Radio-Canada rapporte que le gouvernement du Parti québécois n’a jamais obtenu un avis juridique formel des avocats du Ministère de la justice au sujet de la constitutionnalité de son projet de Charte de la honte. Le seul avis qu’il a obtenu était celui d’Henri Brun au sujet des « orientations » dont le dévoilement a précédé le dépôt du projet de loi. S’agissant d’un projet dont la constitutionnalité était fortement contestée (en fait, c’est un euphémisme pour dire qu’il y avait consensus à l’effet que le projet était inconstitutionnel) dans l’opinion publique et par les experts, et allait inévitablement l’être devant les tribunaux, cette nouvelle se passe de commentaire. Et, heureusement, le gouvernement qui se foutait ainsi de la constitution a été battu, son projet est mort et enterré.
Ce qui mérite un commentaire cependant, c’est une faiblesse des arrangements institutionnels québécois qui a rendu cet aveuglement volontaire possible. Au niveau fédéral, des règlements obligent le Ministre de la justice de vérifier la compatibilité de tout projet de loi ou règlement avec la Charte canadienne des droits et libertés et la Déclaration canadienne des droits. L’article 6 des deux règlements (ils sont identiques sur le fond) dispose qu’en cas d’incompatibilité du projet examiné avec le document (quasi-) constitutionnel en cause, le Ministre doit faire rapport à la Chambre des communes. Ces règlements n’ont pas d’équivalent québécois, ce qui fait en sorte qu’un gouvernement qui ne se soucie pas de la constitutionnalité d’un projet de loi auquel il tient pour des raisons politiques n’est pas obligé d’obtenir un avis juridique qui pourrait rendre sa situation inconfortable.
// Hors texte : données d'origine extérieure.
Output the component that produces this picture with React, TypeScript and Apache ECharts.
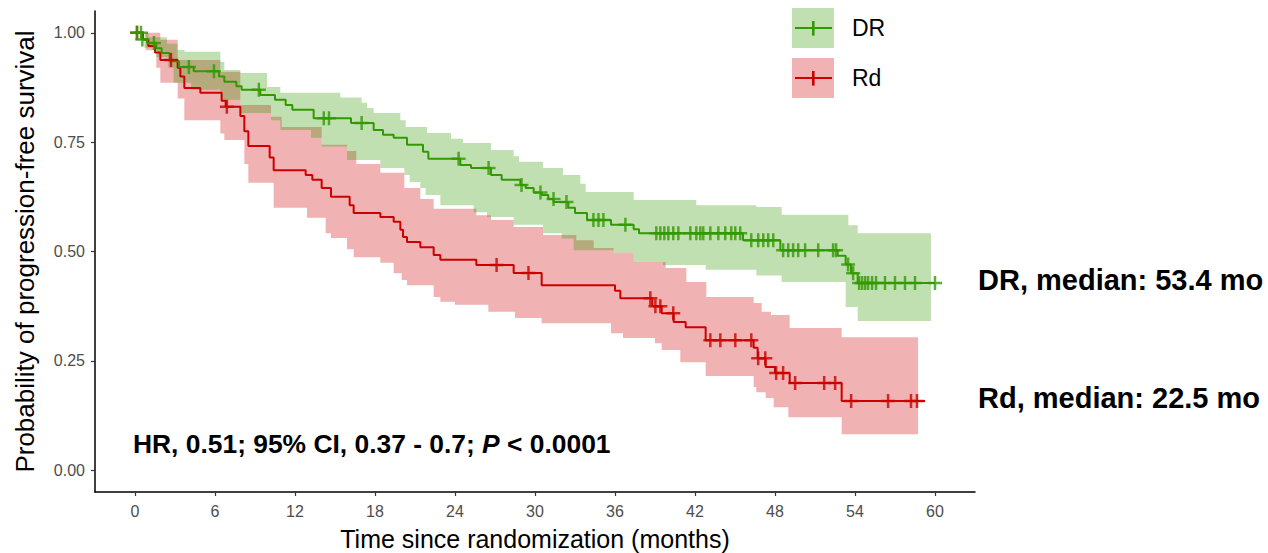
import React, { useEffect, useRef } from "react";
import * as echarts from "echarts";

// ---- Data (months, survival probability) ----
const X_TICKS = [0, 6, 12, 18, 24, 30, 36, 42, 48, 54, 60];
const Y_TICKS = [0, 0.25, 0.5, 0.75, 1.0];

// DR Kaplan-Meier steps: from time T[i] survival is S[i]
const DR_T = [0, 0.5, 0.9, 1.6, 2.0, 2.6, 3.3, 4.4, 6.3, 6.7, 7.6, 8.0, 9.4, 10.5, 11.3, 11.8, 13.4, 16.2, 17.9, 18.6, 19.4, 20.4, 21.6, 22.0, 24.4, 25.2, 26.7, 27.5, 28.9, 29.3, 29.9, 30.5, 31.0, 31.4, 32.5, 33.0, 33.9, 35.7, 37.4, 37.8, 45.6, 48.4, 52.7, 53.3, 53.7, 54.2];
const DR_S = [1.0, 0.985, 0.977, 0.965, 0.954, 0.935, 0.922, 0.912, 0.9, 0.888, 0.878, 0.87, 0.858, 0.847, 0.835, 0.824, 0.805, 0.794, 0.778, 0.767, 0.76, 0.744, 0.728, 0.712, 0.698, 0.691, 0.675, 0.664, 0.652, 0.645, 0.635, 0.629, 0.62, 0.613, 0.6, 0.588, 0.572, 0.561, 0.551, 0.542, 0.526, 0.503, 0.49, 0.47, 0.45, 0.428];
const DR_END = 60;
const DR_CENSOR = [0.15, 0.45, 0.55, 1.42, 4.04, 5.92, 9.29, 14.16, 14.55, 17.0, 24.27, 26.52, 28.99, 30.41, 31.39, 32.36, 34.38, 34.76, 35.13, 36.78, 39.1, 39.4, 39.7, 40.0, 40.37, 40.75, 41.65, 42.1, 42.4, 42.62, 43.15, 43.75, 44.27, 44.72, 45.02, 45.39, 46.22, 46.74, 47.12, 47.49, 47.87, 48.61, 48.99, 49.36, 49.74, 50.26, 51.24, 52.36, 52.58, 53.48, 53.86, 54.31, 54.53, 54.76, 54.98, 55.28, 55.58, 56.25, 57.0, 57.75, 58.5, 60.0];

// DR 95% CI band
const DRU_T = [0, 1.0, 2.4, 3.2, 3.7, 6.4, 6.7, 7.9, 9.9, 10.9, 15.4, 17.0, 17.4, 17.9, 19.9, 20.3, 21.9, 23.7, 24.6, 26.7, 28.4, 28.8, 30.6, 32.1, 33.4, 33.8, 37.4, 42.1, 46.6, 48.5, 53.5, 54.2];
const DRU_S = [1.0, 0.99, 0.975, 0.961, 0.957, 0.934, 0.915, 0.908, 0.876, 0.863, 0.852, 0.84, 0.828, 0.817, 0.8, 0.785, 0.771, 0.758, 0.748, 0.732, 0.718, 0.705, 0.691, 0.675, 0.655, 0.636, 0.618, 0.606, 0.602, 0.584, 0.56, 0.542];
const DRL_T = [0, 0.7, 1.6, 2.5, 2.9, 4.2, 6.4, 7.9, 10.2, 10.9, 13.2, 14.0, 15.9, 18.4, 20.2, 20.6, 21.4, 21.8, 22.9, 25.4, 26.4, 28.4, 30.6, 32.0, 32.9, 35.9, 37.4, 39.6, 42.8, 46.6, 48.5, 53.3, 54.2];
const DRL_S = [1.0, 0.966, 0.945, 0.92, 0.886, 0.87, 0.847, 0.817, 0.8, 0.778, 0.76, 0.74, 0.709, 0.691, 0.675, 0.659, 0.645, 0.629, 0.606, 0.59, 0.579, 0.561, 0.542, 0.53, 0.503, 0.497, 0.476, 0.469, 0.458, 0.445, 0.43, 0.373, 0.341];
const DR_BAND_END = 59.7;

// Rd Kaplan-Meier steps
const RD_T = [0, 0.6, 1.0, 1.5, 1.9, 3.2, 3.4, 3.7, 4.9, 6.5, 6.8, 7.9, 8.2, 8.5, 10.1, 10.4, 12.8, 13.3, 14.0, 14.7, 16.1, 16.4, 18.4, 19.4, 19.9, 20.1, 20.4, 21.4, 22.4, 22.9, 25.6, 28.4, 30.5, 36.0, 36.4, 38.8, 39.5, 40.4, 41.3, 42.8, 46.4, 46.7, 47.3, 48.0, 49.1, 53.0];
const RD_S = [1.0, 0.985, 0.97, 0.955, 0.938, 0.92, 0.9, 0.874, 0.863, 0.845, 0.831, 0.81, 0.775, 0.741, 0.715, 0.686, 0.675, 0.664, 0.645, 0.625, 0.606, 0.588, 0.579, 0.568, 0.55, 0.533, 0.522, 0.51, 0.492, 0.481, 0.469, 0.451, 0.423, 0.41, 0.393, 0.375, 0.359, 0.339, 0.327, 0.297, 0.28, 0.256, 0.236, 0.222, 0.199, 0.158];
const RD_END = 59.25;
const RD_CENSOR = [0.15, 2.7, 6.89, 27.12, 29.51, 38.65, 39.03, 39.4, 40.37, 43.15, 43.9, 45.02, 46.22, 46.74, 47.27, 48.09, 48.61, 49.51, 51.69, 52.51, 53.71, 56.48, 58.2, 58.65];

// Rd 95% CI band
const RDU_T = [0, 1.9, 3.2, 6.4, 7.9, 10.2, 11.0, 14.0, 15.9, 16.6, 18.4, 20.2, 21.4, 22.4, 25.6, 26.7, 28.4, 30.6, 33.1, 34.4, 35.9, 37.4, 39.8, 41.35, 42.85, 46.4, 47.0, 47.7, 49.1, 53.0];
const RDU_S = [1.0, 0.984, 0.938, 0.911, 0.835, 0.808, 0.785, 0.744, 0.73, 0.7, 0.68, 0.645, 0.62, 0.598, 0.583, 0.572, 0.556, 0.538, 0.526, 0.508, 0.497, 0.476, 0.462, 0.43, 0.396, 0.382, 0.362, 0.355, 0.325, 0.304];
const RDL_T = [0, 0.8, 1.6, 1.9, 3.2, 3.7, 6.4, 6.7, 8.2, 8.5, 10.4, 12.9, 14.3, 14.7, 15.9, 16.4, 18.4, 19.4, 20.0, 20.4, 22.4, 22.9, 24.0, 26.5, 28.5, 30.5, 35.7, 36.6, 39.0, 39.5, 40.9, 42.8, 46.4, 46.6, 47.3, 47.9, 49.0, 53.0];
const RDL_S = [1.0, 0.96, 0.92, 0.886, 0.85, 0.8, 0.77, 0.755, 0.7, 0.657, 0.6, 0.577, 0.542, 0.531, 0.505, 0.487, 0.474, 0.45, 0.435, 0.423, 0.396, 0.385, 0.378, 0.362, 0.348, 0.336, 0.313, 0.302, 0.29, 0.275, 0.247, 0.215, 0.19, 0.178, 0.165, 0.144, 0.121, 0.082];
const RD_BAND_END = 58.73;

const GREEN = "#339900";
const RED = "#cc0000";
const GREEN_FILL = "rgba(51,153,0,0.3)";
const RED_FILL = "rgba(204,0,0,0.3)";
const FONT = "'Liberation Sans', Arial, sans-serif";
const CROSS = "path://M6,0H8.6V14.6H6Z M0,6H14.6V8.6H0Z";

function stepPoints(T: number[], S: number[], end: number): number[][] {
  const pts: number[][] = [];
  for (let i = 0; i < T.length; i++) {
    if (i > 0) pts.push([T[i], S[i - 1]]);
    pts.push([T[i], S[i]]);
  }
  pts.push([end, S[S.length - 1]]);
  return pts;
}

function kmData(T: number[], S: number[], end: number): number[][] {
  const d = T.map((t, i) => [t, S[i]]);
  d.push([end, S[S.length - 1]]);
  return d;
}

function survAt(T: number[], S: number[], t: number): number {
  let v = S[0];
  for (let i = 0; i < T.length; i++) if (T[i] <= t) v = S[i];
  return v;
}

function bandSeries(UT: number[], US: number[], LT: number[], LS: number[], end: number, fill: string, z: number) {
  return {
    type: "custom",
    coordinateSystem: "cartesian2d",
    silent: true,
    z,
    data: [[0, 0]],
    renderItem: (_params: any, api: any) => {
      const up = stepPoints(UT, US, end);
      const lo = stepPoints(LT, LS, end).reverse();
      const points = up.concat(lo).map((p) => api.coord(p));
      return { type: "polygon", shape: { points }, style: { fill, stroke: "none" } };
    },
  };
}

export default function App() {
  const ref = useRef<HTMLDivElement>(null);
  useEffect(() => {
    if (!ref.current) return;
    const chart = echarts.init(ref.current, undefined, { renderer: "svg" });
    const legendItem = (y: number, fill: string, color: string, label: string) => [
      { type: "rect", shape: { x: 792, y: y - 20, width: 42, height: 40 }, style: { fill } },
      { type: "line", shape: { x1: 795, y1: y, x2: 832, y2: y }, style: { stroke: color, lineWidth: 2.2 } },
      { type: "rect", shape: { x: 812, y: y - 7, width: 2.6, height: 14.6 }, style: { fill: color } },
      {
        type: "text",
        x: 852,
        y,
        style: { text: label, font: `23px ${FONT}`, fill: "#000", verticalAlign: "middle", align: "left" },
      },
    ];
    chart.setOption({
      animation: false,
      grid: { left: 95, right: 293, top: 11, bottom: 61, outerBoundsMode: "none", containLabel: false },
      xAxis: {
        type: "value",
        min: -3,
        max: 63,
        name: "Time since randomization (months)",
        nameLocation: "middle",
        nameGap: 34,
        nameMoveOverlap: false,
        nameTextStyle: { fontFamily: FONT, fontSize: 25, color: "#000" },
        axisLine: { show: true, onZero: false, lineStyle: { color: "#000", width: 1.5 } },
        axisTick: { show: true, length: 4, lineStyle: { color: "#333", width: 1.2 }, customValues: X_TICKS },
        axisLabel: { fontFamily: FONT, fontSize: 16, color: "#4d4d4d", margin: 11, customValues: X_TICKS },
        splitLine: { show: false },
      },
      yAxis: {
        type: "value",
        min: -0.05,
        max: 1.05,
        name: "Probability of progression-free survival",
        nameLocation: "middle",
        nameGap: 57,
        nameMoveOverlap: false,
        nameTextStyle: { fontFamily: FONT, fontSize: 26, color: "#000" },
        axisLine: { show: true, onZero: false, lineStyle: { color: "#000", width: 1.5 } },
        axisTick: { show: true, length: 4, lineStyle: { color: "#333", width: 1.2 }, customValues: Y_TICKS },
        axisLabel: {
          fontFamily: FONT,
          fontSize: 16,
          color: "#4d4d4d",
          margin: 10,
          customValues: Y_TICKS,
          formatter: (v: number) => v.toFixed(2),
        },
        splitLine: { show: false },
      },
      series: [
        bandSeries(RDU_T, RDU_S, RDL_T, RDL_S, RD_BAND_END, RED_FILL, 1),
        bandSeries(DRU_T, DRU_S, DRL_T, DRL_S, DR_BAND_END, GREEN_FILL, 2),
        {
          type: "line",
          step: "end",
          data: kmData(RD_T, RD_S, RD_END),
          showSymbol: false,
          lineStyle: { color: RED, width: 2 },
          z: 3,
          silent: true,
        },
        {
          type: "line",
          step: "end",
          data: kmData(DR_T, DR_S, DR_END),
          showSymbol: false,
          lineStyle: { color: GREEN, width: 2 },
          z: 4,
          silent: true,
        },
        {
          type: "scatter",
          data: RD_CENSOR.map((t) => [t, survAt(RD_T, RD_S, t)]),
          symbol: CROSS,
          symbolSize: 14,
          itemStyle: { color: RED },
          z: 5,
          silent: true,
        },
        {
          type: "scatter",
          data: DR_CENSOR.map((t) => [t, survAt(DR_T, DR_S, t)]),
          symbol: CROSS,
          symbolSize: 14,
          itemStyle: { color: GREEN },
          z: 6,
          silent: true,
        },
      ],
      graphic: [
        ...legendItem(28, GREEN_FILL, GREEN, "DR"),
        ...legendItem(78, RED_FILL, RED, "Rd"),
        {
          type: "text",
          x: 978,
          y: 280,
          style: {
            text: "DR, median: 53.4 mo",
            font: `bold 29px ${FONT}`,
            fill: "#000",
            verticalAlign: "middle",
          },
        },
        {
          type: "text",
          x: 978,
          y: 398,
          style: {
            text: "Rd, median: 22.5 mo",
            font: `bold 29px ${FONT}`,
            fill: "#000",
            verticalAlign: "middle",
          },
        },
        {
          type: "text",
          x: 133,
          y: 444,
          style: {
            text: "{b|HR, 0.51; 95% CI, 0.37 - 0.7; }{i|P}{b| < 0.0001}",
            verticalAlign: "middle",
            rich: {
              b: { fontFamily: FONT, fontWeight: "bold", fontSize: 26.4, fill: "#000", color: "#000" },
              i: { fontFamily: FONT, fontWeight: "bold", fontStyle: "italic", fontSize: 26.4, fill: "#000", color: "#000" },
            },
          },
        },
      ],
    });
    return () => chart.dispose();
  }, []);
  return (
    <div
      ref={ref}
      style={{ position: "absolute", left: 0, top: 0, width: 1268, height: 553, background: "#fff" }}
    />
  );
}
Évidemment, il serait très utile qu’un tel processus obligatoire soit en place. Certes, ce ne serait pas une panacée. Certains projets de loi qui passeraient ce test seraient quand même invalidés par les tribunaux suite à leur adoption. N’empêche, dans un État de droit, la constitutionnalité des projets de loi ou de règlements devrait être une préoccupation constante. De plus, forcer les élus, et non seulement les juges, à réfléchir à la constitutionnalité de leurs projets aiderait non seulement à empêcher l’adoption de lois manifestement invalides, mais aussi à nourrir un dialogue plus sain et plus riche entre la législature et les tribunaux. Par ailleurs, le Québec a cette particularité que ses lois doivent se conformer non seulement à la Charte canadienne, mais aussi à une charte québécoise, la Charte des droits et libertés de la personne, qui est, à certains égards, différente de la Charte canadienne et plus complète que cette dernière. Vérifier la compatibilité de projets de loi étudiés par l’Assemblée nationale avec la Charte québécoise serait un bon moyen de souligner l’importance de cette loi quasi-constitutionnelle distinctive.
Ce serait, surtout, une façon de faire ressortir quelque chose de positif d’un épisode lamentable de l’histoire récente du Québec. Et de réduire les chance qu’un tel aveuglement volontaire face aux droits et libertés des Québécois ne se reproduise à l’avenir.